Find the lines containing the word "this" and copy every one of them.

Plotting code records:
_____

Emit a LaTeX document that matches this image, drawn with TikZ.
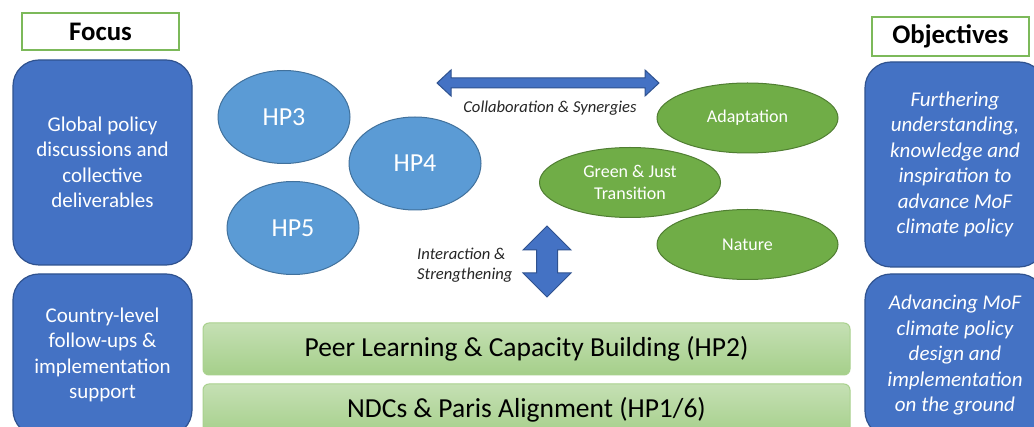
\documentclass[tikz,border=0pt]{standalone}
\usepackage{fontspec}
\setmainfont{Carlito}
\usetikzlibrary{shapes.geometric}
\definecolor{boxblue}{HTML}{4472C4}
\definecolor{boxblueline}{HTML}{2F528F}
\definecolor{ellblue}{HTML}{5B9BD5}
\definecolor{ellblueline}{HTML}{41719C}
\definecolor{ellgreen}{HTML}{70AD47}
\definecolor{ellgreenline}{HTML}{507E32}
\definecolor{bartop}{HTML}{C5E0B4}
\definecolor{barbot}{HTML}{A5CF8A}
\definecolor{barline}{HTML}{A9D18E}
\definecolor{hdrline}{HTML}{7CB95A}
\definecolor{labeltext}{HTML}{262626}
\begin{document}
\begin{tikzpicture}[x=1pt,y=-1pt,
  bluebox/.style={draw=boxblueline, line width=1.2pt, fill=boxblue, rounded corners=26pt,
    text=white, align=center, inner sep=0pt, font=\fontsize{21}{25.5}\selectfont},
  objbox/.style={bluebox, font=\fontsize{21}{25.5}\selectfont\itshape},
  hdrbox/.style={draw=hdrline, line width=1.2pt, fill=white, inner sep=0pt,
    font=\fontsize{26.8}{30}\selectfont\bfseries},
  hpell/.style={ellipse, draw=ellblueline, line width=1pt, fill=ellblue, text=white,
    inner sep=0pt, minimum width=132pt, minimum height=93pt, font=\fontsize{26}{30}\selectfont},
  grell/.style={ellipse, draw=ellgreenline, line width=1pt, fill=ellgreen, text=white,
    inner sep=0pt, align=center, minimum width=181pt, minimum height=70pt,
    font=\fontsize{18}{22}\selectfont},
  barbox/.style={draw=barline, line width=1pt, top color=bartop, bottom color=barbot,
    rounded corners=6pt, inner sep=0pt, minimum width=647pt, minimum height=52pt,
    font=\fontsize{27.5}{30}\selectfont},
  bigarrow/.style={draw=boxblueline, line width=1pt, fill=boxblue},
  lbl/.style={text=labeltext, inner sep=0pt, font=\fontsize{16.6}{20}\selectfont\itshape}
]
\useasboundingbox (0,0) rectangle (1034,427);
\clip (0,0) rectangle (1034,427);
\fill[white] (0,0) rectangle (1034,427);

% headers
\node[hdrbox, minimum width=157pt, minimum height=37pt] (focus) at (100.5,31.5) {Focus};
\node[hdrbox, minimum width=157pt, minimum height=39pt] (objectives) at (950.5,36.5) {Objectives};

% left focus boxes
\node[bluebox, minimum width=179pt, minimum height=205pt] (global) at (102.5,162.5)
  {Global policy\\discussions and\\collective\\deliverables};
\node[bluebox, minimum width=179pt, minimum height=162pt] (country) at (102.5,355)
  {Country-level\\follow-ups \&\\implementation\\support};

% right objective boxes
\node[objbox, minimum width=180pt, minimum height=205pt] (further) at (955,164.5)
  {Furthering\\understanding,\\knowledge and\\inspiration to\\advance MoF\\climate policy};
\node[objbox, minimum width=180pt, minimum height=163pt] (advancing) at (955,355.5)
  {Advancing MoF\\climate policy\\design and\\implementation\\on the ground};

% HP ellipses
\node[hpell] (hp3) at (284,117) {HP3};
\node[hpell] (hp5) at (293,228) {HP5};
\node[hpell] (hp4) at (415,163.5) {HP4};

% green ellipses
\node[grell] (adapt) at (747.5,118) {Adaptation};
\node[grell] (green) at (630,182.5) {Green \& Just\\Transition};
\node[grell] (nature) at (747.5,244.5) {Nature};

% arrows
\draw[bigarrow] (437,83) -- (451,70) -- (451,78) -- (645,78) -- (645,70) -- (659,83)
  -- (645,96) -- (645,88) -- (451,88) -- (451,96) -- cycle;
\draw[bigarrow] (547,226) -- (571,250) -- (557.5,250) -- (557.5,273) -- (571,273)
  -- (547,297) -- (523,273) -- (536.5,273) -- (536.5,250) -- (523,250) -- cycle;

\node[lbl] (collab) at (550,108) {Collaboration \& Synergies};
\node[lbl, anchor=west, align=left] (interact) at (417,265) {Interaction \&\\Strengthening};

% bars
\node[barbox] (peer) at (526.5,349) {Peer Learning \& Capacity Building (HP2)};
\node[barbox] (ndc) at (526.5,410) {NDCs \& Paris Alignment (HP1/6)};
\end{tikzpicture}
\end{document}
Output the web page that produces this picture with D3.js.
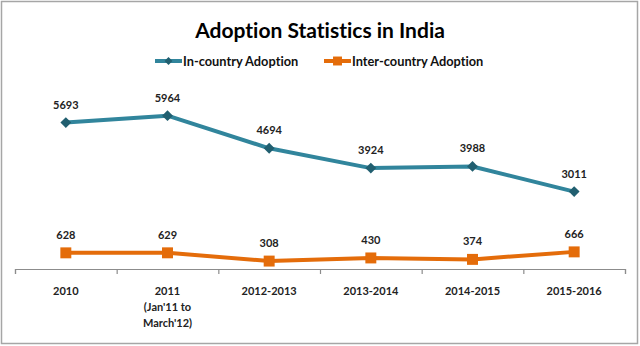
<!DOCTYPE html>
<html>
<head>
<meta charset="utf-8">
<script src="https://cdn.jsdelivr.net/npm/d3@7"></script>
<style>
  body { margin: 0; background: #fff; }
  text { font-family: Lato, "Open Sans", sans-serif; font-weight: bold; font-variant-ligatures: none; }
</style>
</head>
<body>
<div id="chart"></div>
<script>
// data
var categories = ["2010", "2011|(Jan'11 to|March'12)", "2012-2013", "2013-2014", "2014-2015", "2015-2016"];
var inCountry = [5693, 5964, 4694, 3924, 3988, 3011];
var interCountry = [628, 629, 308, 430, 374, 666];
var seriesNames = ["In-country Adoption", "Inter-country Adoption"];

var width = 640, height = 346;
var plot = {left: 15, right: 625, top: 89, bottom: 269};

var svg = d3.select("#chart").append("svg")
    .attr("width", width)
    .attr("height", height);

// outer frame
svg.append("rect")
    .attr("x", 1.5).attr("y", 1.5)
    .attr("width", 636).attr("height", 342)
    .attr("fill", "#fff")
    .attr("stroke", "#a6a6a6")
    .attr("stroke-width", 1.5);

var x = d3.scaleBand()
    .domain(categories)
    .range([plot.left, plot.right]);

var y = d3.scaleLinear()
    .domain([0, 7000])
    .range([plot.bottom, plot.top]);

// tick marks sit between categories
var xEdge = d3.scaleLinear()
    .domain([0, categories.length])
    .range([plot.left, plot.right]);

var axis = svg.append("g")
    .attr("transform", "translate(0," + plot.bottom + ")")
    .call(d3.axisBottom(xEdge).ticks(categories.length).tickSize(5).tickFormat(""));
axis.selectAll("path, line").attr("stroke", "#8c8c8c").attr("stroke-width", 1.2);

// category labels, split on |
var lab = svg.append("g").selectAll("text")
    .data(categories)
    .enter().append("text")
    .attr("text-anchor", "middle")
    .attr("font-size", 11)
    .attr("fill", "#222")
    .attr("x", function(d) { return x(d) + x.bandwidth() / 2; });
lab.each(function(d) {
    var t = d3.select(this);
    d.split("|").forEach(function(s, i) {
        t.append("tspan")
            .attr("x", t.attr("x"))
            .attr("y", 295 + i * 16)
            .text(s);
    });
});

var line = d3.line()
    .x(function(d, i) { return x(categories[i]) + x.bandwidth() / 2; })
    .y(function(d) { return y(d); });

var colors = ["#31859c", "#e46c0a"];
var markColors = ["#215f70", "#e46c0a"];

[inCountry, interCountry].forEach(function(vals, k) {
    svg.append("path")
        .datum(vals)
        .attr("fill", "none")
        .attr("stroke", colors[k])
        .attr("stroke-width", 4)
        .attr("stroke-linejoin", "round")
        .attr("d", line);

    var sym = d3.symbol()
        .type(k == 0 ? d3.symbolDiamond2 : d3.symbolSquare)
        .size(k == 0 ? 75 : 120);

    svg.append("g").selectAll("path")
        .data(vals)
        .enter().append("path")
        .attr("d", sym)
        .attr("fill", markColors[k])
        .attr("transform", function(d, i) {
            return "translate(" + (x(categories[i]) + x.bandwidth() / 2) + "," + y(d) + ")";
        });

    svg.append("g").selectAll("text")
        .data(vals)
        .enter().append("text")
        .attr("text-anchor", "middle")
        .attr("font-size", 11)
        .attr("fill", "#222")
        .attr("x", function(d, i) { return x(categories[i]) + x.bandwidth() / 2; })
        .attr("y", function(d) { return y(d) - 14; })
        .text(function(d) { return d; });
});

// title
svg.append("text")
    .attr("x", 320)
    .attr("y", 38)
    .attr("text-anchor", "middle")
    .attr("font-size", 21)
    .attr("fill", "#000")
    .text("Adoption Statistics in India");

// legend
var legX = [155, 324];
seriesNames.forEach(function(name, k) {
    var g = svg.append("g").attr("transform", "translate(" + legX[k] + ",61)");
    g.append("line")
        .attr("x1", 0).attr("x2", 27)
        .attr("stroke", colors[k]).attr("stroke-width", 4);
    g.append("path")
        .attr("d", d3.symbol().type(k == 0 ? d3.symbolDiamond2 : d3.symbolSquare).size(k == 0 ? 40 : 80))
        .attr("transform", "translate(13.5,0)")
        .attr("fill", markColors[k]);
    g.append("text")
        .attr("x", 28)
        .attr("y", 4.5)
        .attr("font-size", 12.8)
        .attr("fill", "#111")
        .text(name);
});
</script>
</body>
</html>
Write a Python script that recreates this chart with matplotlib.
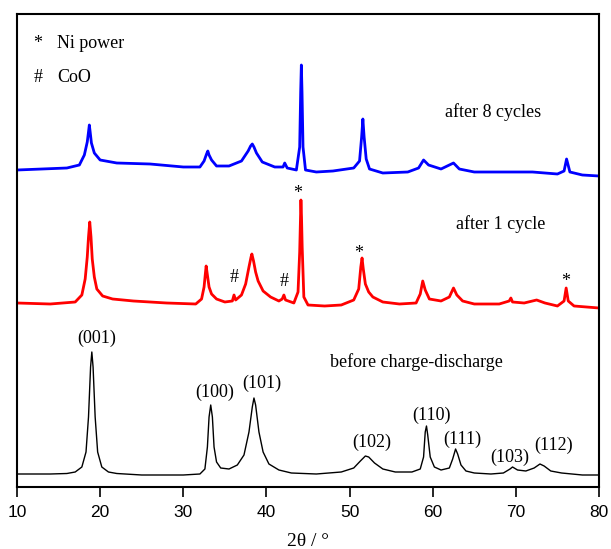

_____

— Exercise solution —
Emit a LaTeX document that matches this image, drawn with TikZ.
Output the web page that produces this picture with D3.js.
    var t = d3.select(this);
Write a Python script that recreates this chart with matplotlib.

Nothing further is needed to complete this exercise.